Would you print the records below from the first line through the line containing "import plotly.graph_objects as go", skipping the pictures?

:: DATA SHOWN

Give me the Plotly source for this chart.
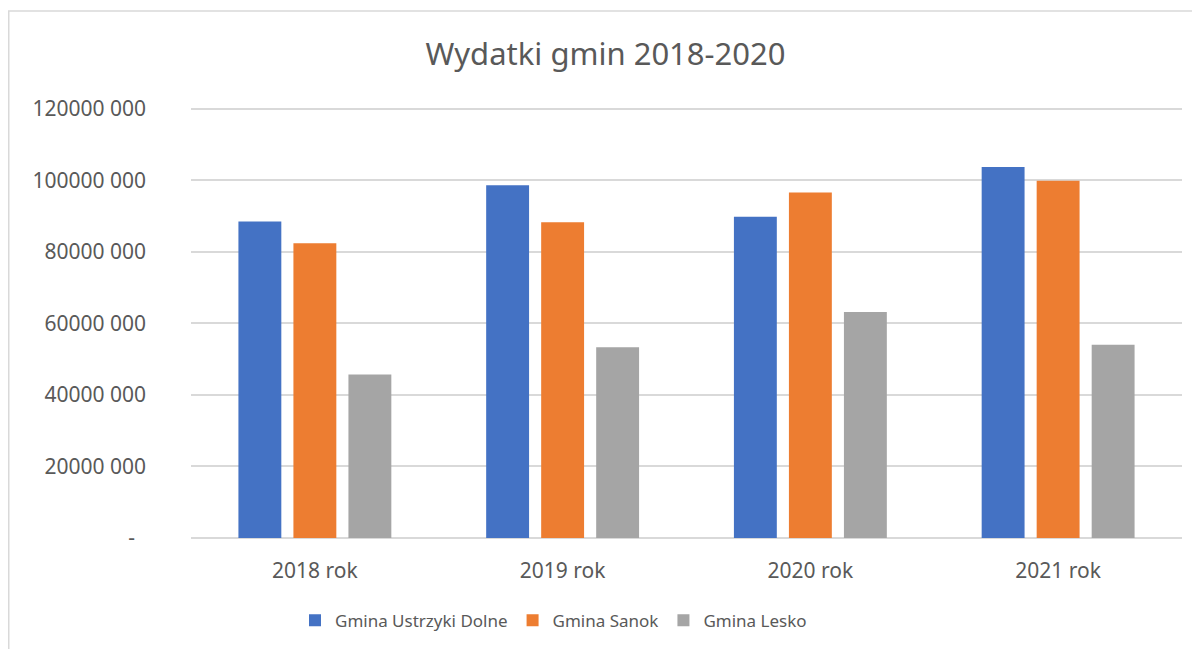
import plotly.graph_objects as go

categories = ["2018 rok", "2019 rok", "2020 rok", "2021 rok"]
ustrzyki = [88.5e6, 98.6e6, 89.8e6, 103.7e6]
sanok = [82.4e6, 88.3e6, 96.6e6, 99.9e6]
lesko = [45.7e6, 53.3e6, 63.2e6, 54.0e6]
series_names = ["Gmina Ustrzyki Dolne", "Gmina Sanok", "Gmina Lesko"]
colors = ["#4472C4", "#ED7D31", "#A5A5A5"]
tick_vals = [0, 20e6, 40e6, 60e6, 80e6, 100e6, 120e6]
tick_text = ["-\u00a0\u00a0", "20000 000", "40000 000", "60000 000", "80000 000", "100000 000", "120000 000"]

# figure is placed by the page at (8, 8); sizes below are in figure pixels
W, H = 1184, 641
ML, MR, MT, MB = 183, 10, 99, 109
FONT = "Noto Sans"
YMAX = 120.5e6

fig = go.Figure()
for name, vals, c in zip(series_names, [ustrzyki, sanok, lesko], colors):
    fig.add_trace(go.Bar(x=categories, y=vals, name=name, marker=dict(color=c, line=dict(width=0))))

pw = W - ML - MR
ph = H - MT - MB
fig.add_shape(type="rect", xref="paper", yref="paper",
              x0=(0.75 - ML) / pw, x1=(W + 20 - ML) / pw,
              y0=(H - MB - (H + 20)) / ph, y1=(H - MB - 2.5) / ph,
              line=dict(color="#D9D9D9", width=1.5), fillcolor="rgba(0,0,0,0)", layer="below")

fig.update_layout(
    width=W, height=H,
    margin=dict(l=ML, r=MR, t=MT, b=MB, pad=0),
    paper_bgcolor="white", plot_bgcolor="white",
    barmode="group", bargap=0.334, bargroupgap=0.22,
    font=dict(family=FONT, color="#595959", size=21),
    title=dict(text="Wydatki gmin 2018-2020", x=597.5 / W, xanchor="center", y=1 - 46 / H, yanchor="middle",
               font=dict(family=FONT, size=31, color="#595959")),
    legend=dict(orientation="h", x=(287 - ML) / pw, xanchor="left", y=-(615 - (H - MB + 0)) / ph, yanchor="middle",
                font=dict(family=FONT, size=17, color="#595959"), itemwidth=30, traceorder="normal"),
    showlegend=True,
)
fig.update_yaxes(range=[0, YMAX], tickvals=tick_vals, ticktext=tick_text, showgrid=True,
                 gridcolor="#D9D9D9", gridwidth=1.5, zeroline=True, zerolinecolor="#D9D9D9", zerolinewidth=1.5,
                 showline=False, ticks="", ticklabelstandoff=44, tickfont=dict(size=21, color="#595959"))
fig.update_xaxes(showgrid=False, showline=False, ticks="", ticklabelstandoff=18,
                 tickfont=dict(size=21, color="#595959"))

fig.write_html("out.html")
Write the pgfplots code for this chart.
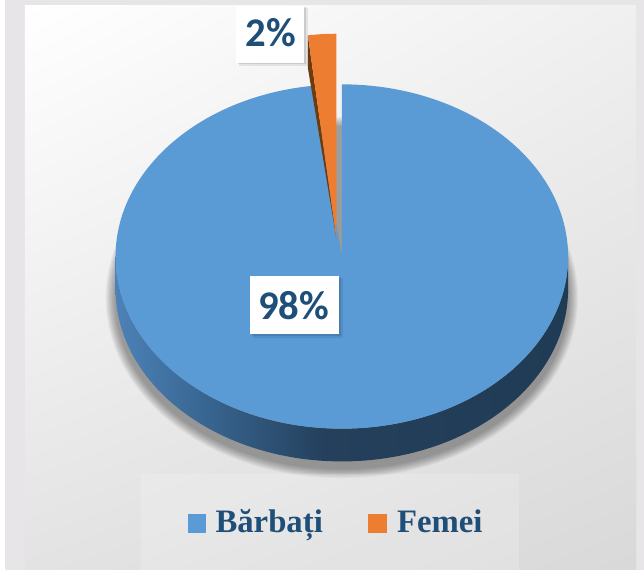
\documentclass[border=0pt]{standalone}
\usepackage{pgfplots}
\pgfplotsset{compat=1.18}
\usepackage{pgfplotstable}
\usepackage{fontspec}
\setmainfont{Liberation Serif}
\newfontfamily\calibri{Carlito}
\usetikzlibrary{shadings}
\definecolor{outerBg}{HTML}{E7E5E8}
\definecolor{pieBlue}{HTML}{5B9BD5}
\definecolor{pieOrange}{HTML}{ED7D31}
\definecolor{pieBrown}{HTML}{6E3A10}
\definecolor{sideL}{HTML}{4D82B8}
\definecolor{sideA}{HTML}{3A6894}
\definecolor{sideM}{HTML}{24405C}
\definecolor{sideR}{HTML}{203B54}
\definecolor{txtBlue}{HTML}{1F4E79}
\pgfdeclarehorizontalshading{pieside}{100bp}{color(0bp)=(sideL); color(25bp)=(sideL);
  color(34bp)=(sideA); color(48bp)=(sideM); color(75bp)=(sideR); color(100bp)=(sideR)}

% share of each group, in percent
\pgfplotstableread{
label value
Barbati 98
Femei 2
}\piedata

\begin{document}
\pgfplotstablegetelem{1}{value}\of\piedata
\pgfmathsetmacro\angF{360*\pgfplotsretval/100}
\pgfmathsetmacro\angB{90+\angF}
\begin{tikzpicture}
\begin{axis}[
  hide axis, scale only axis,
  width=644pt, height=574pt,
  xmin=0, xmax=644, ymin=0, ymax=574,
  clip=false,
]
% background and panel
\fill[outerBg] (axis cs:0,0) rectangle (axis cs:644,574);
\shade[upper left=white, upper right=black!6, lower left=black!11, lower right=black!15]
  (axis cs:20,0) rectangle (axis cs:636,568);

% soft shadow under the pie
\pgfplotsinvokeforeach{0,...,9}{
  \fill[black, opacity=0.04] (axis cs:339.5,274) ellipse [x radius=238pt-#1pt, y radius=182pt-#1pt];
}

% side of the pie (front half)
\shade[shading=pieside]
  (axis cs:111.5,315.5) arc[start angle=180, end angle=360, x radius=228pt, y radius=173.5pt]
  -- ++(0,-33pt) arc[start angle=360, end angle=180, x radius=228pt, y radius=173.5pt] -- cycle;

% top of the large slice
\fill[pieBlue] (axis cs:339.5,315.5) -- ++(\angB:228pt and 173.5pt)
  arc[start angle=\angB, end angle=450, x radius=228pt, y radius=173.5pt] -- cycle;

% exploded small slice
\fill[pieBrown] (axis cs:334,334) -- ++(\angB:229pt and 206pt) -- ++(0,-33pt) -- cycle;
\fill[pieOrange] (axis cs:334,334) -- ++(90:229pt and 206pt)
  arc[start angle=90, end angle=\angB, x radius=229pt, y radius=206pt] -- cycle;

% data labels
\fill[black, opacity=0.08] (axis cs:236,507) rectangle (axis cs:305,566);
\fill[black, opacity=0.10] (axis cs:235,509) rectangle (axis cs:303,567);
\fill[white] (axis cs:233,511) rectangle (axis cs:301,568);
\node[anchor=base, text=txtBlue, font=\calibri\bfseries\fontsize{41}{44}\selectfont, inner sep=0pt]
  at (axis cs:268,527) {2\%};

\fill[black, opacity=0.08] (axis cs:250,233) rectangle (axis cs:341,294);
\fill[black, opacity=0.10] (axis cs:249,235) rectangle (axis cs:339,295);
\fill[white] (axis cs:247,237) rectangle (axis cs:337,296);
\node[anchor=base, text=txtBlue, font=\calibri\bfseries\fontsize{41}{44}\selectfont, inner sep=0pt]
  at (axis cs:291,252) {98\%};

% legend
\fill[white, opacity=0.18] (axis cs:137,0) rectangle (axis cs:518,96);
\fill[pieBlue] (axis cs:184,37) rectangle (axis cs:203,56);
\node[anchor=base west, text=txtBlue, font=\bfseries\fontsize{33}{36}\selectfont, inner sep=0pt]
  at (axis cs:212,37) {Bărbați};
\fill[pieOrange] (axis cs:366,37) rectangle (axis cs:385,56);
\node[anchor=base west, text=txtBlue, font=\bfseries\fontsize{33}{36}\selectfont, inner sep=0pt]
  at (axis cs:395,37) {Femei};
\end{axis}
\end{tikzpicture}
\end{document}
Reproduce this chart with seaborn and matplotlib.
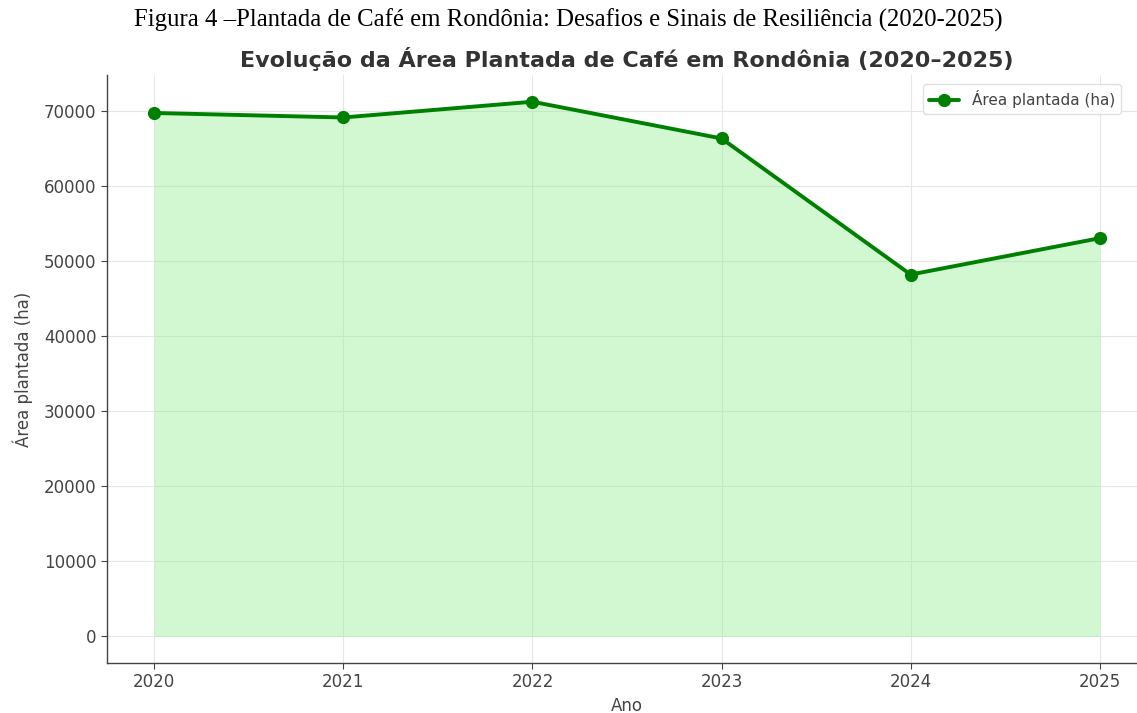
import numpy as np
import pandas as pd
import matplotlib
matplotlib.use("Agg")
import matplotlib.pyplot as plt
import seaborn as sns

sns.set_style("whitegrid")
plt.rcParams["font.family"] = ["DejaVu Sans"]

# Data
anos = [2020, 2021, 2022, 2023, 2024, 2025]
area_plantada = [69800, 69200, 71300, 66400, 48250, 53100]

df = pd.DataFrame({"Ano": anos, "Area": area_plantada})

fig = plt.figure(figsize=(11.37, 7.13), dpi=100)
# axes runs a little past the right edge, as in the reference (cropped image)
ax = fig.add_axes([107 / 1137, 1 - 663 / 713, (1147 - 107) / 1137, (663 - 75) / 713])

# Fill under the line
ax.fill_between(df["Ano"], df["Area"], color="lightgreen", alpha=0.4, linewidth=0)

# Line with markers
sns.lineplot(data=df, x="Ano", y="Area", marker="o", color="green",
             linewidth=2.8, markersize=9.5, markeredgewidth=0,
             label="Área plantada (ha)", ax=ax)

ax.set_xlim(2019.75, 2025.25)
ax.set_xticks(anos)
ax.set_xlabel("Ano", fontsize=12, color="#444444")
ax.set_ylabel("Área plantada (ha)", fontsize=12, color="#444444", labelpad=8)
ax.tick_params(axis="both", labelsize=12, colors="#444444", length=4, width=0.8,
               direction="out", bottom=True, left=True)
ax.grid(True, color="#e6e6e6", linewidth=0.8)

for s in ["top", "right"]:
    ax.spines[s].set_visible(False)
for s in ["left", "bottom"]:
    ax.spines[s].set_color("#444444")
    ax.spines[s].set_linewidth(1.0)

ax.legend(loc="upper right", bbox_to_anchor=(1121 / 1137, 1 - 84 / 713),
          bbox_transform=fig.transFigure, fontsize=11, frameon=True, framealpha=0.9,
          edgecolor="#dddddd", labelcolor="#444444", borderaxespad=0)

ax.set_title("Evolução da Área Plantada de Café em Rondônia (2020–2025)",
             fontsize=16, fontweight="bold", color="#333333", pad=6)

# Figure caption
fig.text(0.5, 1 - 20 / 713,
         "Figura 4 –Plantada de Café em Rondônia: Desafios e Sinais de Resiliência (2020-2025)",
         ha="center", va="center", fontsize=17.8, family="Liberation Serif", color="black")

fig.savefig("out.png", dpi=100)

::::

> [FULL ANSWER]
Give me the Plotly source for this chart.
import plotly.graph_objects as go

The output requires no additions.